Com a transição para a sociedade pós-industrial abrem-se novas perspectivas de valorização do trabalho humano
para além da obrigação estrita à sobrevivência. A crescente
postergação do ingresso dos jovens no mercado de trabalho e a maior
redução no tempo do trabalho dos adultos, em combinação com a ênfase no
ciclo educacional ao longo da vida, representam possibilidades
inéditas para o mundo do trabalho, especialmente com a expectativa de
vida mais longa.
Para além da tradicional divisão laboral que demarcou o século XX,
por meio da setorização do trabalho urbano-industrial e agropecuário, há
avanços significativos nas atividades humanas centradas na concepção e
execução do processo de produção. Mas isso não se manifesta sem a
plena subsunção do trabalho não material, com a evolução da
intelectualização nos procedimentos de trabalho nos setores industriais
e de serviços, bem como pelo consumismo imposto pelo padrão de
produção insustentável ambientalmente.
De certa forma, prevalece um conjunto de intensas disputas
empresariais associadas à apropriação do conhecimento e da tecnologia, o
que contribui para a constituição de um novo paradigma organizacional
do trabalho, muito distinto do que prevaleceu durante o auge da
economia industrial no século passado. Mesmo que o padrão
fordista-taylorista de organização do trabalho urbano-industrial venha
sendo reprogramado, com as modificações introduzidas por uma série de
novidades processuais no âmbito da produção flexível (toytismo, just in
time), permanecem ainda os sinais de sua incapacidade plena no
atendimento das determinações laborais impostas por diferenciados e
inovadores espaços da acumulação capitalista.

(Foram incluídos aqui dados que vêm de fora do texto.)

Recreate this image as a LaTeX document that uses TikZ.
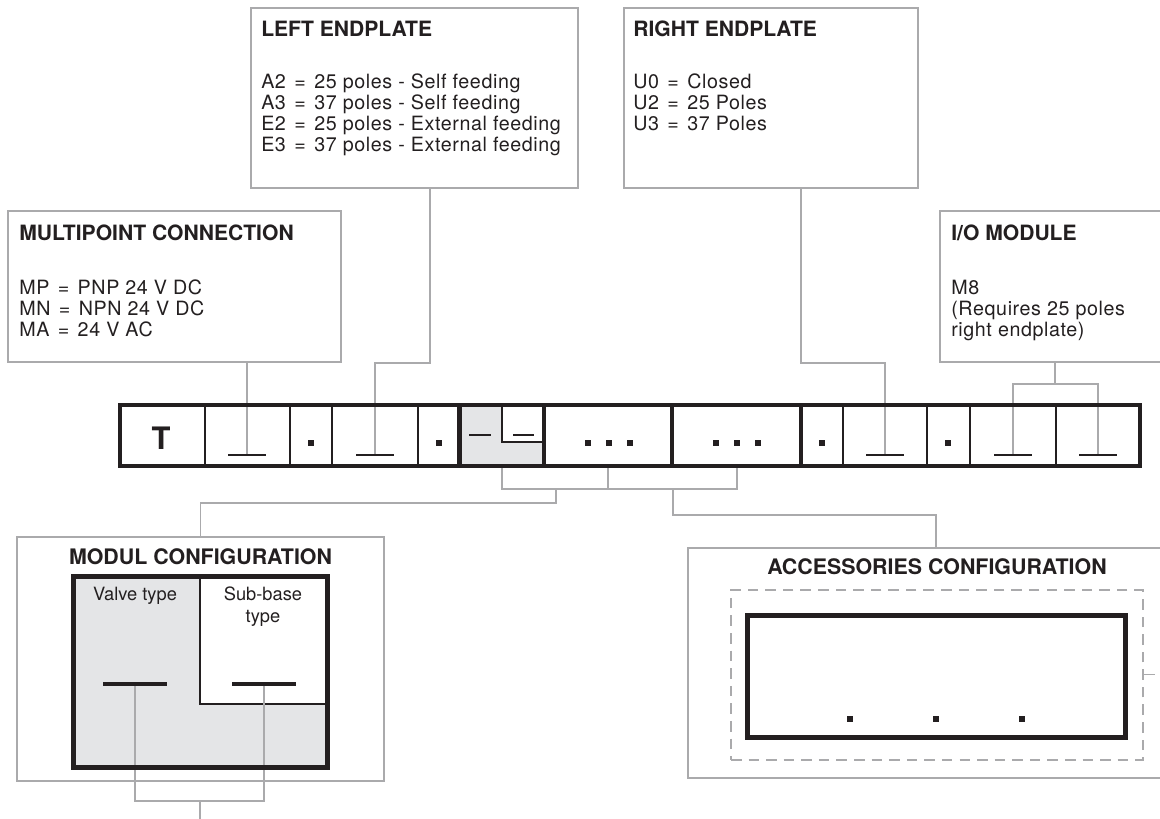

A predominância das atividades de serviços no interior da estrutura
produtiva faz do exercício do trabalho imaterial objeto distinto do
material vigente na produção urbano-industrial. Pelo lado da
produtividade, registra-se a sua ascensão, embora de difícil mensuração
pelos tradicionais cálculos que relacionam avanços na produção física
com hora efetivamente trabalhada ou quantidade de trabalhadores. Por ser
cada vez mais direto, relacional, e informacional, bem como pela
demarcação de relações de tipo produtor e consumidor, o trabalho de
natureza imaterial expande-se pelo autosserviço e terceirização.
Nesta perspectiva, a economia do conhecimento faz com que o trabalho
desmaterializado deixe de ser mensurável em unidades de tempo,
conforme identificado desde a época de Adam Smith como um valor comum a
todas as mercadorias. Cada vez mais, o trabalho imaterial gerador de
valor pressupõe a presença de componentes comportamentais. Não mais o
tempo de trabalho comprometido, mas a motivação incorporadora do saber
vivo a ser estabelecido por método distinto do ensino e formação laboral
tradicionais.
Em síntese, o saber que não se compõe de conhecimentos específicos e
fragmentados a serem ensinados por formação especializada e formalizada
por escolas técnicas, faculdades e cursos setoriais. Com a
informatização, o aprendizado setorializado e formalizado impede o
desenvolvimento do conhecimento totalizante, ou seja, o saber da
experiência, da coordenação, da comunicação, da auto-organização, do
discernimento e das iniciativas criativas. Esse saber a ser incorporado
no trabalho imaterial não torna possível a sua aprendizagem pelo modo
tradicional de educar e formar mão de obra.
Talvez por isso, as grandes corporações empresariais aprofundem as
chamadas universidades corporativas (UC) com formação dos seus
empregados ao longo do tempo. Nos EUA, por exemplo, as UCs ultrapassaram
em quantidade as universidades tradicionais, enquanto no Brasil, as
400 maiores empresas já comprometem com formação para o trabalho o
equivalente a um quarto de todos os recursos comprometidos na educação.
A repetição de políticas públicas adotadas no passado compromete a
formação adequada para o trabalho imaterial, tornando o patronato da
grande empresa protagonista na difusão de uma educação favorável
estritamente aos objetivos privatistas. É necessário outro sistema de
formação pública, que resgate a totalidade dos valores do trabalho dos
antiquados métodos fragmentados e especializados no ensino e
aprendizagem formalmente setorializados.